### Exercise task:
Pick out each line of the records in which the word "that" appears.

### Information provided:
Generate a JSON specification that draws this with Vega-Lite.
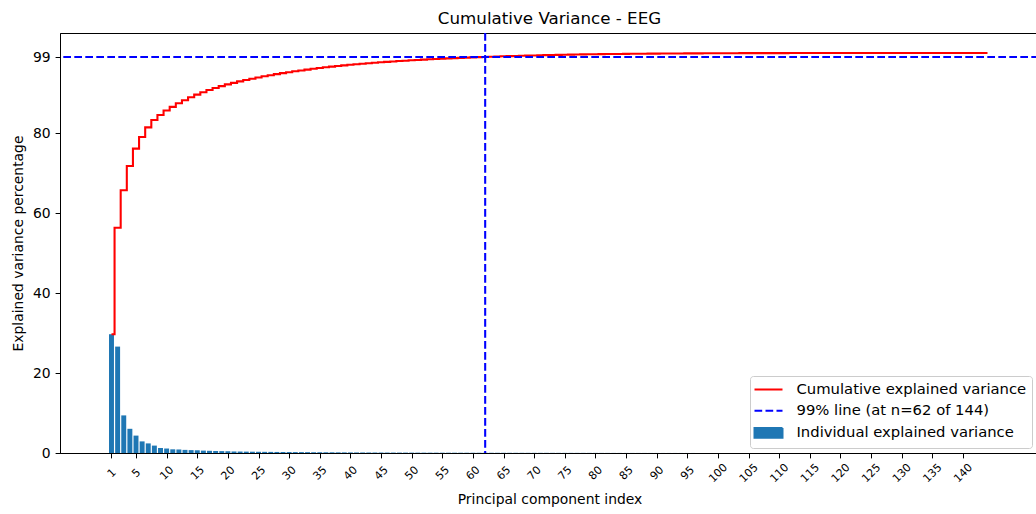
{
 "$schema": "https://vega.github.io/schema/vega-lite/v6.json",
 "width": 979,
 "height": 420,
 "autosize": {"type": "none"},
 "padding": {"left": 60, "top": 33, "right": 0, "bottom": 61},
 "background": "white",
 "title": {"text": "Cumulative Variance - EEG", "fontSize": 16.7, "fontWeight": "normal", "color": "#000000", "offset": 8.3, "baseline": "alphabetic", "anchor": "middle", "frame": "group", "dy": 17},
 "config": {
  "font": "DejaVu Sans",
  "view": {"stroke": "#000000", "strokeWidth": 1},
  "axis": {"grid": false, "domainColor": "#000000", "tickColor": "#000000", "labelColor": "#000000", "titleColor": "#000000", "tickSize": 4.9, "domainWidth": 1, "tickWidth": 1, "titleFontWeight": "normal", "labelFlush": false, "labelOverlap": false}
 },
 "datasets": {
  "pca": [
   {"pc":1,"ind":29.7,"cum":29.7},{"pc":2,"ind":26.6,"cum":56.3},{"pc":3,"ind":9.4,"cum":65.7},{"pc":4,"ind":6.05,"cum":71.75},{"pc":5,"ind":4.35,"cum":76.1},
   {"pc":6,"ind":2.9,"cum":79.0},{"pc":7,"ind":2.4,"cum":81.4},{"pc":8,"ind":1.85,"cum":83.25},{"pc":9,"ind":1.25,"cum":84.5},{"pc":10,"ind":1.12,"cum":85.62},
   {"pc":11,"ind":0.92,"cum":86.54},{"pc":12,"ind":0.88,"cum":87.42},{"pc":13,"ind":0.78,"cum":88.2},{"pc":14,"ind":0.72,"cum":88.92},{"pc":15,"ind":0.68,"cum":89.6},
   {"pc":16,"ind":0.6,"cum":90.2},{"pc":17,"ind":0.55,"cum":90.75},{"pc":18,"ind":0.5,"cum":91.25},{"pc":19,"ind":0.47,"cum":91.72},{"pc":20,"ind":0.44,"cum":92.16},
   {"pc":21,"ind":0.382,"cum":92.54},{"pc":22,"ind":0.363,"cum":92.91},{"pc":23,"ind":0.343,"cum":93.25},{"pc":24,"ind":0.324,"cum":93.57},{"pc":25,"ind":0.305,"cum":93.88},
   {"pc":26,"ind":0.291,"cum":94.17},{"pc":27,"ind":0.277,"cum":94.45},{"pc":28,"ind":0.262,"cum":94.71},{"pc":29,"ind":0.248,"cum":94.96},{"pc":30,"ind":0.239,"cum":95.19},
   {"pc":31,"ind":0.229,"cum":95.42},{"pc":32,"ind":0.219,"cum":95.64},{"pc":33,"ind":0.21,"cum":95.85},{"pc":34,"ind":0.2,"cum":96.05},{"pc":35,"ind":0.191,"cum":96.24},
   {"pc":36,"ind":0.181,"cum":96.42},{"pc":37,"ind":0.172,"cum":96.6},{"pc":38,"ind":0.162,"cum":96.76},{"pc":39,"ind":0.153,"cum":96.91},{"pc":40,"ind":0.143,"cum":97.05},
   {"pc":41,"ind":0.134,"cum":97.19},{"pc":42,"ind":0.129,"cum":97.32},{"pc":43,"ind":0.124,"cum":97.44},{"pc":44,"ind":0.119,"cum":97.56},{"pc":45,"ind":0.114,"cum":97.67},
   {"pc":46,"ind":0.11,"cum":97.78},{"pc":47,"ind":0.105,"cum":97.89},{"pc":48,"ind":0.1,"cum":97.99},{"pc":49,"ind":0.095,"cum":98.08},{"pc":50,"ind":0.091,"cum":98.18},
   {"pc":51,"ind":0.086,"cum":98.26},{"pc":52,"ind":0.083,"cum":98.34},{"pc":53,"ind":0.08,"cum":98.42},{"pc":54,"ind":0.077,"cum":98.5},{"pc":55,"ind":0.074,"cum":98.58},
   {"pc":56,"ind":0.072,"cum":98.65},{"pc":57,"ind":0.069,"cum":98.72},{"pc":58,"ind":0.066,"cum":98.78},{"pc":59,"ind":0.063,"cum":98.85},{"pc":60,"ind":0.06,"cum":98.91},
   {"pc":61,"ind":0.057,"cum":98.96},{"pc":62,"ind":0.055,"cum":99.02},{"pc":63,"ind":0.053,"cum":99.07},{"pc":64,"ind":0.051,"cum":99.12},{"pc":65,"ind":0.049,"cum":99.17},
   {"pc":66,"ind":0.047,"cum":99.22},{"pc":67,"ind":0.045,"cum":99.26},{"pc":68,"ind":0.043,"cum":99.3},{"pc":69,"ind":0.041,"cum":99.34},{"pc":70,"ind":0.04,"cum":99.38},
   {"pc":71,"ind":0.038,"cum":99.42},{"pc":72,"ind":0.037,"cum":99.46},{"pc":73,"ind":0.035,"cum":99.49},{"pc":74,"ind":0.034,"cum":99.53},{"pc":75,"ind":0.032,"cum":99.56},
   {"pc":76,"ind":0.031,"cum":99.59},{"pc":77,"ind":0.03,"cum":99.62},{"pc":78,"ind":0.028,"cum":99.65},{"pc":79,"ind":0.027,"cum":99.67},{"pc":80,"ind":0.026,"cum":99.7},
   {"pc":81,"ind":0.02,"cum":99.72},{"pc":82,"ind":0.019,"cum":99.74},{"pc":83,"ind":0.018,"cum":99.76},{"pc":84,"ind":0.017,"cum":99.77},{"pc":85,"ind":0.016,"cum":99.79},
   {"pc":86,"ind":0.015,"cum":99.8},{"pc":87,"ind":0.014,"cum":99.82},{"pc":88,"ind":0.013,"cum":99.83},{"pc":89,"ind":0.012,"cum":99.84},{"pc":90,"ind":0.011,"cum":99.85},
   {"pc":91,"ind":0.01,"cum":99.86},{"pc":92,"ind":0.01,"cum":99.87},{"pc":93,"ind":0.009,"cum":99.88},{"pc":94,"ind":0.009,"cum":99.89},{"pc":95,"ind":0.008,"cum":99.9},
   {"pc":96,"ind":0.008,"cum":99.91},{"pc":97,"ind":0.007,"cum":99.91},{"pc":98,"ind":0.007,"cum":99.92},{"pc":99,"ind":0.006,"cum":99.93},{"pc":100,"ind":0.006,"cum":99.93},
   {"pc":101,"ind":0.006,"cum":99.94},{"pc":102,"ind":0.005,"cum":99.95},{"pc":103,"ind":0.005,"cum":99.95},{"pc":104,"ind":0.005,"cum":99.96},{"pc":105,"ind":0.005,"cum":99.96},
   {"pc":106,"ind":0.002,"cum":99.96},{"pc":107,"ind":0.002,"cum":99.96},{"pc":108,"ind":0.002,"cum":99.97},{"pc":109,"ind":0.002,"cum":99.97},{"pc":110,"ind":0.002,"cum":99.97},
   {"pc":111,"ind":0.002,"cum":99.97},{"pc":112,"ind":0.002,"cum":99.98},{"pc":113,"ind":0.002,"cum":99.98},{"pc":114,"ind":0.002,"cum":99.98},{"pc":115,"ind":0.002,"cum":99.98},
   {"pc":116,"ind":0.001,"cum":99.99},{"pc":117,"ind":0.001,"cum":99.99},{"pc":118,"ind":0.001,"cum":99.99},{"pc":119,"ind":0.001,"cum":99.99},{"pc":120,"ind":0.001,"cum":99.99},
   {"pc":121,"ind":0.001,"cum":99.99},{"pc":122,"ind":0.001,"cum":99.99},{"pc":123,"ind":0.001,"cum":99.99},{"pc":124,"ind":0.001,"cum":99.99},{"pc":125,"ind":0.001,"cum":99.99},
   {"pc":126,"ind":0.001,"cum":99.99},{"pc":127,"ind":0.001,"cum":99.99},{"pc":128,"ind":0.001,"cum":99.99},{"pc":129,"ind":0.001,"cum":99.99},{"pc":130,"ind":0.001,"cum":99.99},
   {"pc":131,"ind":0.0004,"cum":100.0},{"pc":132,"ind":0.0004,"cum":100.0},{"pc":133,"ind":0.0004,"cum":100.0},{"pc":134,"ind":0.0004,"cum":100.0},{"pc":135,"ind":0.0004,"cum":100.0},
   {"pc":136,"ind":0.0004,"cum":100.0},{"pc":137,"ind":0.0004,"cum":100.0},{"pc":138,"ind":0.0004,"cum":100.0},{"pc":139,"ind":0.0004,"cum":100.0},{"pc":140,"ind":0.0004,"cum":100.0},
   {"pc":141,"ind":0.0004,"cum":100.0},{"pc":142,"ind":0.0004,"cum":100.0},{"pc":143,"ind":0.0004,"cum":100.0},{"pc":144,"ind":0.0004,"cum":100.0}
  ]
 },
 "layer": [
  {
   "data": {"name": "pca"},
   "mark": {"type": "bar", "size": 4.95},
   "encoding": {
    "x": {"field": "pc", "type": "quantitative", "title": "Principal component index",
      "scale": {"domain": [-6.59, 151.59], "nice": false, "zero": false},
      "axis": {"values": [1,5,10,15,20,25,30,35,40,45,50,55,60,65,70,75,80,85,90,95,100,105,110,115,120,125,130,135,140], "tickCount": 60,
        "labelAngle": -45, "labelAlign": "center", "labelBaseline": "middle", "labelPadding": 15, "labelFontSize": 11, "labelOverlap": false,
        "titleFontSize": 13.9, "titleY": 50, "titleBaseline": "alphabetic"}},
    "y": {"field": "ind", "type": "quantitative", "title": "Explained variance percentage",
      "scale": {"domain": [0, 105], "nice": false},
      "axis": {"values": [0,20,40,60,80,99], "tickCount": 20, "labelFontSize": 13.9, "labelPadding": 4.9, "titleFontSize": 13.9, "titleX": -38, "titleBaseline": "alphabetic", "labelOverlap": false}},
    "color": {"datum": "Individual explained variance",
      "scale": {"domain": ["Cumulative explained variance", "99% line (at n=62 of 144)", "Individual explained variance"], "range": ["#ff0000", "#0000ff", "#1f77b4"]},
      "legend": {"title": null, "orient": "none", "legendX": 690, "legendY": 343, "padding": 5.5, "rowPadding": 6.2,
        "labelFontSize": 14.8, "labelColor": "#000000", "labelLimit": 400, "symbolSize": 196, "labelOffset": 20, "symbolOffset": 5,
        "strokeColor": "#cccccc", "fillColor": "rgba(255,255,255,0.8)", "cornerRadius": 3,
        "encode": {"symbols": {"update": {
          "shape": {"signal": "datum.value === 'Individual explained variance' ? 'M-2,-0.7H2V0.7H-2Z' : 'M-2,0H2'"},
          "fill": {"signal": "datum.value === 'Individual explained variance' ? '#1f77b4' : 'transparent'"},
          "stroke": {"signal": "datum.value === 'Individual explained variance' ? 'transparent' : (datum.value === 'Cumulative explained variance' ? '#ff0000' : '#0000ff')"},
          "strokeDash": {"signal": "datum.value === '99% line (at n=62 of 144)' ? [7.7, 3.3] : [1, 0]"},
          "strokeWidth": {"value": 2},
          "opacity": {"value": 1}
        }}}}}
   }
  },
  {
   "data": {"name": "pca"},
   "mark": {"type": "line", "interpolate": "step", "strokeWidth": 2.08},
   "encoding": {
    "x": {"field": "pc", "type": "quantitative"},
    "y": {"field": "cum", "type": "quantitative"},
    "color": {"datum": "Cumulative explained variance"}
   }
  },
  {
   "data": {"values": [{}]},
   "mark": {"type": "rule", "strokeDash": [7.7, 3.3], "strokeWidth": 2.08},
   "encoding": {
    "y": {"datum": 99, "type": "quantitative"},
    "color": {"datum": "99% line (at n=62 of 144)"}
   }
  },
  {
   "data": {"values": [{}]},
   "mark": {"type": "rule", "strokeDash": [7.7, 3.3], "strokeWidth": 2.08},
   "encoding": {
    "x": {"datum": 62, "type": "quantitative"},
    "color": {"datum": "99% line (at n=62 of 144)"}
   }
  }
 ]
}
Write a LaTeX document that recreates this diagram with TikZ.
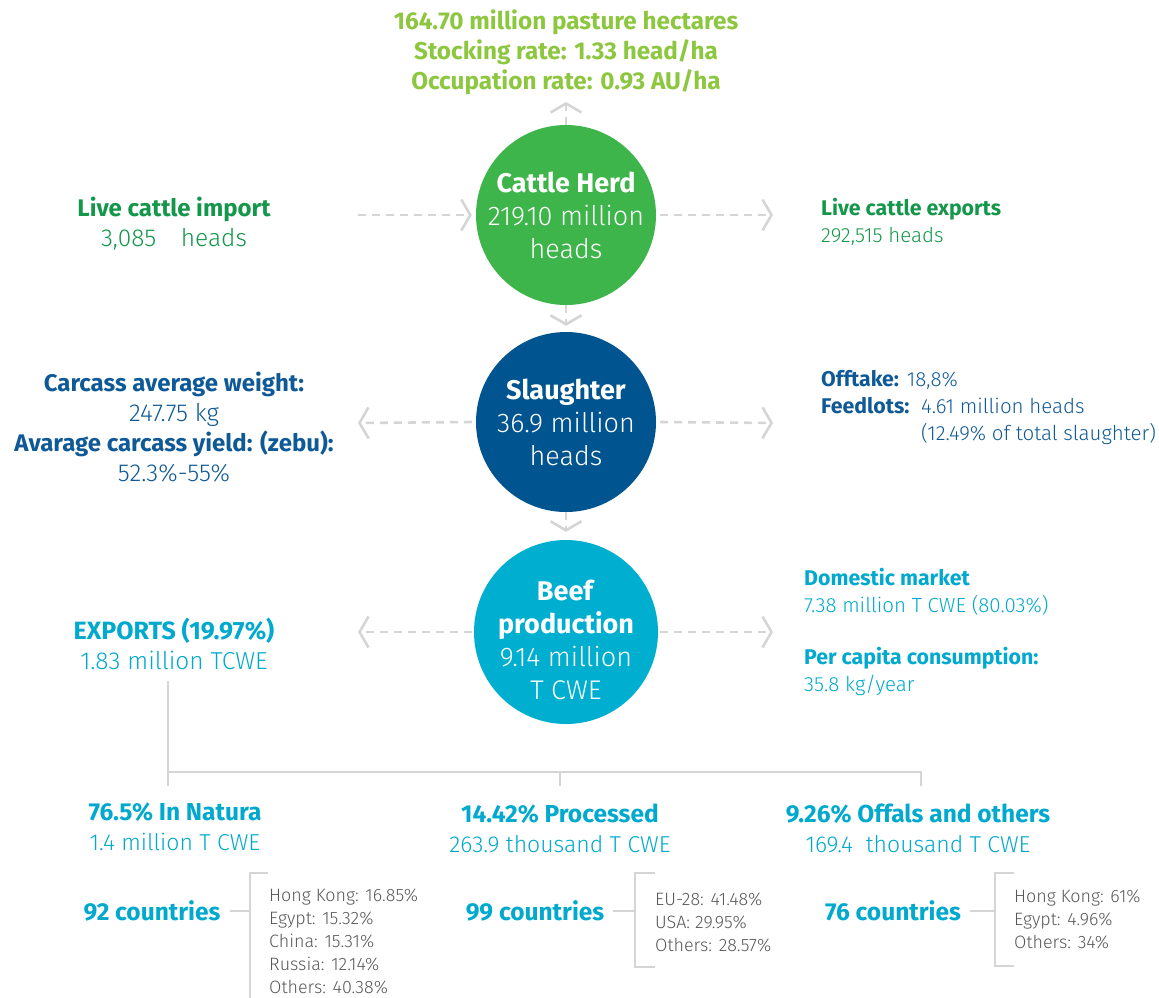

### Written answer:
Generate a JSON specification that draws this with Vega-Lite.
Write a LaTeX document that recreates this diagram with TikZ.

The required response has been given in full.